I'm debugging a problem somewhere between Apache, PHP, APC and my own code, and I have about a hundred cores to choose from. Following the instructions here
http://bugs.php.net/bugs-generating-backtrace.php
I end up with a stacktrace like:
#0 0x0121a31a in do_bind_function (opline=0xa94dd750, function_table=0x9b9cf98, compile_time=0 '\0') at /usr/src/debug/php-5.2.7/Zend/zend_compile.c:2407
#1 0x0124bb2e in ZEND_DECLARE_FUNCTION_SPEC_HANDLER (execute_data=0xbfef7990) at /usr/src/debug/php-5.2.7/Zend/zend_vm_execute.h:498
#2 0x01249dfa in execute (op_array=0xb79d5d3c) at /usr/src/debug/php-5.2.7/Zend/zend_vm_execute.h:92
#3 0x01261e31 in ZEND_INCLUDE_OR_EVAL_SPEC_VAR_HANDLER (execute_data=0xbfef80d0) at /usr/src/debug/php-5.2.7/Zend/zend_vm_execute.h:7809
#4 0x01249dfa in execute (op_array=0xb79d55ec) at /usr/src/debug/php-5.2.7/Zend/zend_vm_execute.h:92
...
#26 0x09caa894 in ?? ()
#27 0x00000000 in ?? ()
The stack will always look similar, with function execute and ZEND_something interleaved several times. I need to go up to the last instance of execute (up 2 in this case) and print myVar.
Obviously gdb knows the function names, but does it surface them in any user variables I could access?
Typing frame 2 shows a one-line version, and info frame shows a single stackframe in detail. I want to do something like
while ($current_frame.function_name != "execute") {up;} print myVar but I don't see how to do it strictly within gdb.

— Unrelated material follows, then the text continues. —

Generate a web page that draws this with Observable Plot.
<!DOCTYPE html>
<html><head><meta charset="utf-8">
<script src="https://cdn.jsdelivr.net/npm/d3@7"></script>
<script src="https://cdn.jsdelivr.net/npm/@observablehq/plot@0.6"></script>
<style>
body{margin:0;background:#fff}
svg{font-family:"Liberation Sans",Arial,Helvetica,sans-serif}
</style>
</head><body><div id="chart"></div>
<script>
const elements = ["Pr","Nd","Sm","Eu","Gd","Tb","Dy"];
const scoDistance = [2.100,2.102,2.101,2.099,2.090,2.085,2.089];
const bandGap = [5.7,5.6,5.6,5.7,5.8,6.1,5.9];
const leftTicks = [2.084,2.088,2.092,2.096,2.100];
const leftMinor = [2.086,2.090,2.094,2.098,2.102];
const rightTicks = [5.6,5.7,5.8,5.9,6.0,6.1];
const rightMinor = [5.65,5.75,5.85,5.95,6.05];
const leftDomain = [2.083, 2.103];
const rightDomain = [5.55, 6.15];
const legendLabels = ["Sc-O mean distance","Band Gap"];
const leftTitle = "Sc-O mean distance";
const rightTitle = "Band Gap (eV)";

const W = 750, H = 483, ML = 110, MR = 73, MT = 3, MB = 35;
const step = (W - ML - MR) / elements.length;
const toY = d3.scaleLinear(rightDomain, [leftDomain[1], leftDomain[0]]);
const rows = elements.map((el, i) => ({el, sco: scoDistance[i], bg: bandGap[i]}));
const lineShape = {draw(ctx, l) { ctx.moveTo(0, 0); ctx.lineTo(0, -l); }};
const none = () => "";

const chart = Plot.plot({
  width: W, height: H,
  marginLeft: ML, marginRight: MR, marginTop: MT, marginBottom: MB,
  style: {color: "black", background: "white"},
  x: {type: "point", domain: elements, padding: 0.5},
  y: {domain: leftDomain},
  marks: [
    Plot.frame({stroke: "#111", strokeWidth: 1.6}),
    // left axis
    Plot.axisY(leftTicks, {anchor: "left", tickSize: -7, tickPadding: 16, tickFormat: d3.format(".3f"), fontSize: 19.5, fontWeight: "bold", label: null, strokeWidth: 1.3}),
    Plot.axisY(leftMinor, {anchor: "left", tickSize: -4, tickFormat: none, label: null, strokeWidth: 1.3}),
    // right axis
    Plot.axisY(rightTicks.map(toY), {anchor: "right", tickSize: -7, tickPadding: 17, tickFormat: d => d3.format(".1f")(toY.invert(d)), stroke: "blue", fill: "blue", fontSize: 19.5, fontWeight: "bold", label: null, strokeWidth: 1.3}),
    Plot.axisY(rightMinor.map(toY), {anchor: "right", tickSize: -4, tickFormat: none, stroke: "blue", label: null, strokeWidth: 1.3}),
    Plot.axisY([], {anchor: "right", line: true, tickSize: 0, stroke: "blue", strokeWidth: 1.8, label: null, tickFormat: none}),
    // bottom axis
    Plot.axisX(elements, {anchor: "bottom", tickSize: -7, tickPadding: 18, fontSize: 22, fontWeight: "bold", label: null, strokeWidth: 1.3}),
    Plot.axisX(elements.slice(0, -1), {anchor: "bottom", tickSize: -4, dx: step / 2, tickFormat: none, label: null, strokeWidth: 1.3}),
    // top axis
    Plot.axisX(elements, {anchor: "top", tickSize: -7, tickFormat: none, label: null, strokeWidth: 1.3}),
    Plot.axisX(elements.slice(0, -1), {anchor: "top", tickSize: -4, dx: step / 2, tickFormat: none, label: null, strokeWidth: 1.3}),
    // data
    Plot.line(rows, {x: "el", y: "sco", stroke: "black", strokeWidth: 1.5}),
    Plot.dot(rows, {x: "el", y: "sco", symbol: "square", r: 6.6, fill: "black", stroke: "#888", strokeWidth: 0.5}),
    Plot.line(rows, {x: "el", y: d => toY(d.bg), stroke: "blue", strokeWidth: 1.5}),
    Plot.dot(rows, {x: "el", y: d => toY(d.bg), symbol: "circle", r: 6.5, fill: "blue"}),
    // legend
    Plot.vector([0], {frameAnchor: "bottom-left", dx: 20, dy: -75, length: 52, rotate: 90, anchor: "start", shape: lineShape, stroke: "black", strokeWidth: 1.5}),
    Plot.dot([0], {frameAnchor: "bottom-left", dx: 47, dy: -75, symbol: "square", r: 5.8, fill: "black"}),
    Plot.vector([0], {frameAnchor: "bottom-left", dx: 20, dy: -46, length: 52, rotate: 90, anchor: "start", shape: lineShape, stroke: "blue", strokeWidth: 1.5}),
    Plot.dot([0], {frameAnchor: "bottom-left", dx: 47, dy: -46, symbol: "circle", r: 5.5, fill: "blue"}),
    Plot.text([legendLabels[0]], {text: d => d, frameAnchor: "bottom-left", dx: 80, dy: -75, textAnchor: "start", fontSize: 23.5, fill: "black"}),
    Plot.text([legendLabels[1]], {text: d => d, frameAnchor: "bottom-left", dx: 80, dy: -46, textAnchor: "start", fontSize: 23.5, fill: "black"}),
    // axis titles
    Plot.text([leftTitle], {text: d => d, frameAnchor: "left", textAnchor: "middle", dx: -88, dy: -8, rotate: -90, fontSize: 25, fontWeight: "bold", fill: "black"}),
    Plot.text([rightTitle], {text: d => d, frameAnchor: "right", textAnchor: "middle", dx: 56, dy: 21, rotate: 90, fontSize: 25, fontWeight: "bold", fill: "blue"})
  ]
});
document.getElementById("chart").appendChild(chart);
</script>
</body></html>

Is there a variable / structure / special memory location / something that allows access to gdb's information on either the whole stack (like bt) or to the current stack frame (like info frame)?
GBD 7.1 has support for accessing frame information from Python for exactly this kind of scripting.